Friday, Mar. 23, 1962
Alliance for Beauty
It seemed to the playwright Seneca that with every passing year the women of Rome were becoming more and more vain, their earrings and other jewelry more and more costly. "Probably," said Seneca, "these mad fools of women believe their husbands would not be sufficiently tormented were they not to wear two or three chunks of the hereditary patrimony hanging from each ear." The women doubtless deserved the scolding, but their excess of vanity has proved a boon for posterity. For the past few months, thousands of Italians have been delighting in an exhibition of 1,000 Italian gold and silver art objects spanning the centuries from 1000 B.C. to A.D. 900.
Professor Carlo Carducci, superintendent of antiquities for Piedmont, got the idea for the show seven years ago. He and three colleagues scoured 35 museums for objects that would "highlight one of the most remarkable and least known aspects of Italian art and civilization." The show opened in Turin, went on to Bari and Naples, was on view last week in the Palazzo Reale of Milan. Its next scheduled stops: Zurich in April. Warsaw in June.
Motifs from Egypt. The earliest items in the exhibition came from the tombs of the Etruscan aristocracy. At first Etruscan artisans borrowed heavily from the Phoenicians, who in turn had taken their art motifs--typically the sphinx--from ancient Egypt. The Phoenicians favored storytelling art, but the Etruscans shed narrative for simple beauty. The gold cup (see color) celebrates no victory, tells of no heroic deeds. Decorated only by intricate little sphinxes, the cup delights the eye with its untainted lines.

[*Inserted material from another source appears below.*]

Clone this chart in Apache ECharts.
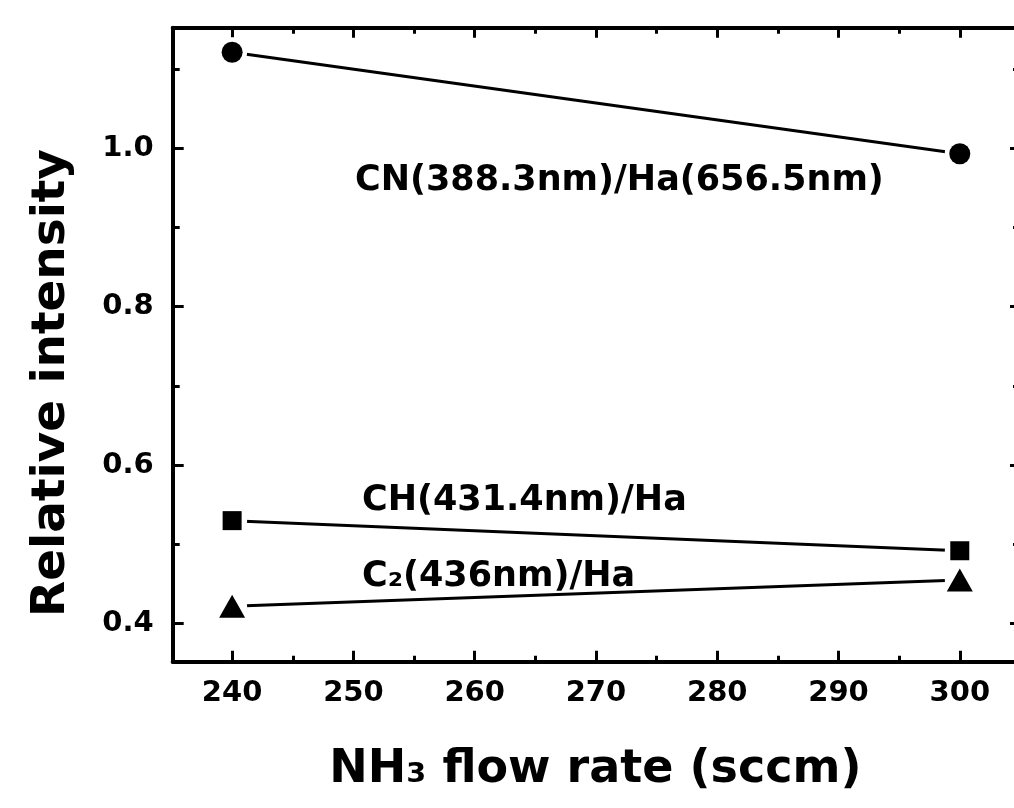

In the 4th and 3rd centuries B.C., some of the finest artisans were to be found in the south, especially around Taranto, the last of the great Greek western colonies. Never before had craftsmen worked with such ingenuity or achieved greater elegance: earlier ornaments like the amber head, made 2,500 years ago (the color caption is in error), had a rather childlike innocence. The blue bronze hands may have been used to decorate some sort of handle; whatever their secret, they remain one artisan's lasting tribute to feminine grace. Of all the collections in the Taranto region, the richest was found in the tomb of a girl who died in Canosa. Among the objects was a jewel case on the cover of which was a silver disk showing a soft-fleshed Nereid.
Taste Surrendered. From the workshops of Rome came a shower of rings, earrings, necklaces, brooches, buckles and tiny busts. When the capital of the empire moved to Constantinople, its jewelry became garish and showy; and when the barbarians swept away the glory that was Rome, taste made its final surrender to superficial glitter. In the 1,000 objects in the Milan show, vanity and art started out as allies, ended as enemies. But rarely has the jeweler's hand produced objects of such intimate charm as it did when the alliance was in full flower.